On 07/07/2009 08:21 AM, Peter TB Brett wrote:
> On Tue, 07 Jul 2009 07:16:04 -0500, Bill Gatliff<bgat@xxxxxxxxxxxxxxx>
> wrote:
>    
>> Anthony Blake wrote:
>>      
>>> I would prefer to implement this sort of functionality with topological
>>> directives or constraints, and avoid geometric constraints if possible.
>>>
>>>        
>> Kind of like providing the circuit-board equivalent of a geological
>> topographical/relief map, so the algorithms know where the "valleys"

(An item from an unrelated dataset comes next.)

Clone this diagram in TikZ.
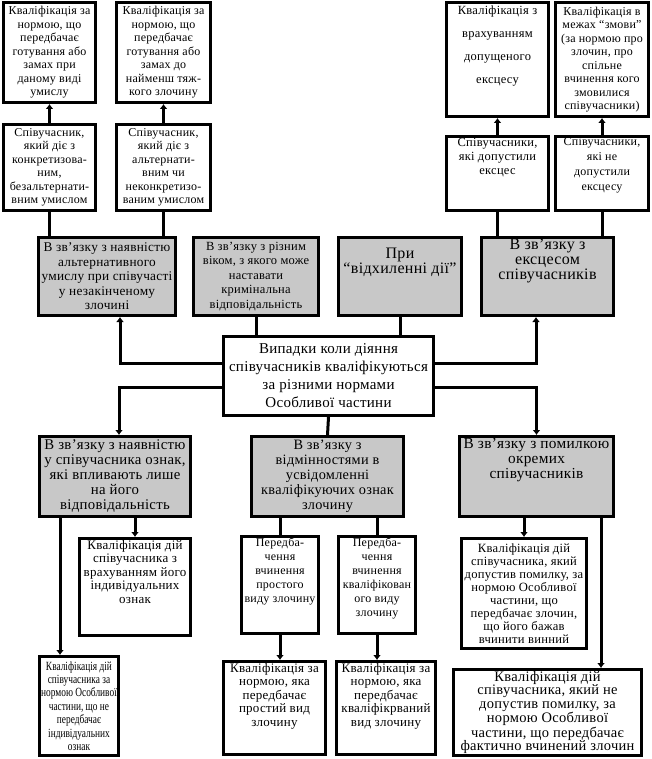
\documentclass[tikz,border=0pt]{standalone}
\usepackage{fontspec}
\setmainfont{Liberation Serif}[LetterSpace=2]
\newfontfamily\narrowfont{Liberation Serif}[FakeStretch=0.75]
\usetikzlibrary{arrows.meta}
\definecolor{boxgray}{RGB}{200,200,200}
\newcommand{\cell}[4]{\parbox[c][#2pt][#3]{#1pt}{\centering\hyphenpenalty=10000 #4}}

\begin{document}
\begin{tikzpicture}[
        x=1pt, y=-1pt,
        wbox/.style={draw=black, line width=3pt, fill=white, inner sep=1.5pt},
        gbox/.style={wbox, fill=boxgray},
        fs/.style 2 args={font=\fontsize{#1}{#2}\selectfont},
        link/.style={line width=3pt},
        arr/.style={line width=3pt, -{Latex[length=5pt,width=8pt]}}
      ]
        \path[use as bounding box, fill=white] (0,0) rectangle (651,759);

        \node (t1) at (49.5, 52.5)   [wbox, fs={12}{13.5}] {\cell{89}{97}{c}{Кваліфікація за\\ нормою, що\\ передбачає\\ готування або\\ замах при\\ даному виді\\ умислу}};
        \node (t2) at (163.5, 52.5)  [wbox, fs={12}{13.5}] {\cell{91}{97}{c}{Кваліфікація за\\ нормою, що\\ передбачає\\ готування або\\ замах до\\ найменш тяж-\\ кого злочину}};
        \node (m1) at (49.5, 167.5)  [wbox, fs={12}{13.5}] {\cell{89}{83}{c}{Співучасник,\\ який діє з\\ конкретизова-\\ ним,\\ безальтернати-\\ вним умислом}};
        \node (m2) at (163.5, 167.5) [wbox, fs={12}{13.5}] {\cell{91}{83}{c}{Співучасник,\\ який діє з\\ альтернати-\\ вним чи\\ неконкретизо-\\ ваним умислом}};
        \node (t3) at (497.5, 59.5)  [wbox, fs={12.5}{13.5}] {\cell{99}{111}{t}{\vspace*{2pt}Кваліфікація з\\[9.5pt] врахуванням\\[9.5pt] допущеного\\[9.5pt] ексцесу}};
        \node (t4) at (602, 59.5)    [wbox, fs={12}{13.5}] {\cell{90}{111}{c}{Кваліфікація в\\ межах “змови”\\ (за нормою про\\ злочин, про\\ спільне\\ вчинення кого\\ змовилися\\ співучасники)}};
        \node (m3) at (497.5, 173.5) [wbox, fs={12.5}{14}] {\cell{99}{71}{t}{Співучасники,\\ які допустили\\ ексцес}};
        \node (m4) at (602, 173.5)   [wbox, fs={12}{15}] {\cell{90}{71}{t}{Співучасники,\\ які не\\ допустили\\ ексцесу}};

        \node (g1) at (107, 276.5)   [gbox, fs={13.3}{14.5}] {\cell{134}{75}{c}{В зв’язку з наявністю\\ альтернативного\\ умислу при співучасті\\ у незакінченому\\ злочині}};
        \node (g2) at (256, 276.5)   [gbox, fs={12.5}{14.5}] {\cell{122}{75}{c}{В зв’язку з різним\\ віком, з якого може\\ наставати\\ кримінальна\\ відповідальність}};
        \node (g3) at (400, 276.5)   [gbox, fs={16}{15}] {\cell{120}{75}{t}{\vspace*{9pt}При\\ “відхиленні дії”}};
        \node (g4) at (547.5, 276.5) [gbox, fs={16}{15}] {\cell{129}{75}{t}{В зв’язку з\\ ексцесом\\ співучасників}};

        \node (c) at (328.5, 376)    [wbox, fs={15}{18}] {\cell{207}{76}{c}{Випадки коли діяння\\ співучасників кваліфікуються\\ за різними нормами\\ Особливої частини}};

        \node (b1) at (115, 476.5)   [gbox, fs={14.8}{15}] {\cell{148}{77}{c}{В зв’язку з наявністю\\ у співучасника ознак,\\ які впливають лише\\ на його\\ відповідальність}};
        \node (b2) at (327.5, 476.5) [gbox, fs={14.3}{15}] {\cell{149}{77}{c}{В зв’язку з\\ відмінностями в\\ усвідомленні\\ кваліфікуючих ознак\\ злочину}};
        \node (b3) at (536.5, 476.5) [gbox, fs={15.3}{15}] {\cell{151}{77}{t}{В зв’язку з помилкою\\ окремих\\ співучасників}};

        \node (b1a) at (135, 587)    [wbox, fs={13}{13.5}] {\cell{108}{94}{t}{Кваліфікація дій\\ співучасника з\\ врахуванням його\\ індивідуальних\\ ознак}};
        \node (b1b) at (79, 706)     [wbox, font=\narrowfont\fontsize{12.5}{13.4}\selectfont, inner sep=1pt] {\cell{77}{97}{c}{Кваліфікація дій\\ співучасника за\\ нормою Особливої\\ частини, що не\\ передбачає\\ індивідуальних\\ ознак}};
        \node (b2a) at (280, 585)    [wbox, fs={12}{14}] {\cell{74}{94}{t}{Передба-\\ чення\\ вчинення\\ простого\\ виду злочину}};
        \node (b2b) at (377, 585)    [wbox, fs={12}{14}] {\cell{74}{94}{t}{Передба-\\ чення\\ вчинення\\ кваліфікован\\ ого виду\\ злочину}};
        \node (b2c) at (274.5, 708)  [wbox, fs={13}{13.5}] {\cell{99}{90}{t}{Кваліфікація за\\ нормою, яка\\ передбачає\\ простий вид\\ злочину}};
        \node (b2d) at (386, 708)    [wbox, fs={13}{13.5}] {\cell{96}{90}{t}{Кваліфікація за\\ нормою, яка\\ передбачає\\ кваліфікрваний\\ вид злочину}};
        \node (b3a) at (524, 593.5)  [wbox, fs={12.6}{13}] {\cell{122}{107}{c}{Кваліфікація дій\\ співучасника, який\\ допустив помилку, за\\ нормою Особливої\\ частини, що\\ передбачає злочин,\\ що його бажав\\ вчинити винний}};
        \node (b3b) at (547.5, 712.5) [wbox, fs={14.5}{13.4}] {\cell{185}{83}{c}{Кваліфікація дій\\ співучасника, який не\\ допустив помилку, за\\ нормою Особливої\\ частини, що передбачає\\ фактично вчинений злочин}};

        \draw [arr] (m1) -- (t1);
        \draw [arr] (m2) -- (t2);
        \draw [arr] (m3) -- (t3);
        \draw [arr] (m4) -- (t4);
        \draw [link] (g1.north -| m1) -- (m1.south);
        \draw [link] (g1.north -| m2) -- (m2.south);
        \draw [link] (g4.north -| m3) -- (m3.south);
        \draw [link] (g4.north -| m4) -- (m4.south);

        \draw [arr] (c.west |- 0,363) -| (120,0 |- g1.south);
        \draw [link] (c.north -| g2) -- (g2.south);
        \draw [link] (c.north -| g3) -- (g3.south);
        \draw [arr] (c.east |- 0,363) -| (536,0 |- g4.south);
        \draw [arr] (c.west |- 0,387) -| (119,0 |- b1.north);
        \draw [link] (c.south) -- (b2.north);
        \draw [arr] (c.east |- 0,387) -| (b3.north);

        \draw [arr] (b1.south -| b1a) -- (b1a.north);
        \draw [arr] (60,0 |- b1.south) -- (60,0 |- b1b.north);
        \draw [link] (b2.south -| b2a) -- (b2a.north);
        \draw [link] (b2.south -| b2b) -- (b2b.north);
        \draw [arr] (b2a.south) -- (b2a.south |- b2c.north);
        \draw [arr] (b2b.south) -- (b2b.south |- b2d.north);
        \draw [arr] (b3.south -| b3a) -- (b3a.north);
        \draw [arr] (601,0 |- b3.south) -- (601,0 |- b3b.north);
      \end{tikzpicture}
\end{document}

>> (preferred paths) and "peaks" (mountains, don't climb them unless
>> necessary) are?  And the lakes, airports, Area 51's, etc....  Except
>> that with circuit boards it would be more than 3-D, because some of the
>> mountains would be abstract things like excessive trace length (which
>> might later trigger the addition of a via and then a retry), DRC rules,
>> desire to avoid the extreme edges of the board, and so on...  An [n]-D
>> "relief map"...
>>      
> Yes, you've just described geometric constraints in great detail. :P As I
> understand it, topological constraints are something completely different!
>
>    
A little late to the discussion, but here's my $0.02: topological router 
is the only practical way of finding prospective routes between two 
points, but the geometric constraints are what really matter (provided a 
path is found!) to the performance of the circuit.
So once a topological solution is provided, optimizing artificial 
potential or cost functions based on geometric and electromagnetic 
criteria would be the best way to route within a Voronoi cell, possibly 
with an edge from the corresponding Delaunay diagram as a starting 
candidate.  (It looks like this may be the way it's done already?) If 
multiple paths are found, the 'best' path would be chosen by evaluating 
the cost functions.

Moreover - the cost multiples could be assigned to each branch of a net 
(or groups of branches), e.g. the distance from a USB connector to the 
receiver chip would be very high, the difference in the distance between 
a parallel interface is high, the area between two differential traces, 
etc.  This would provide a *lot* of smarts to the autorouter, and maybe 
expanded to an auto-place routine, as well.

Anthony - the router is looking fantastic!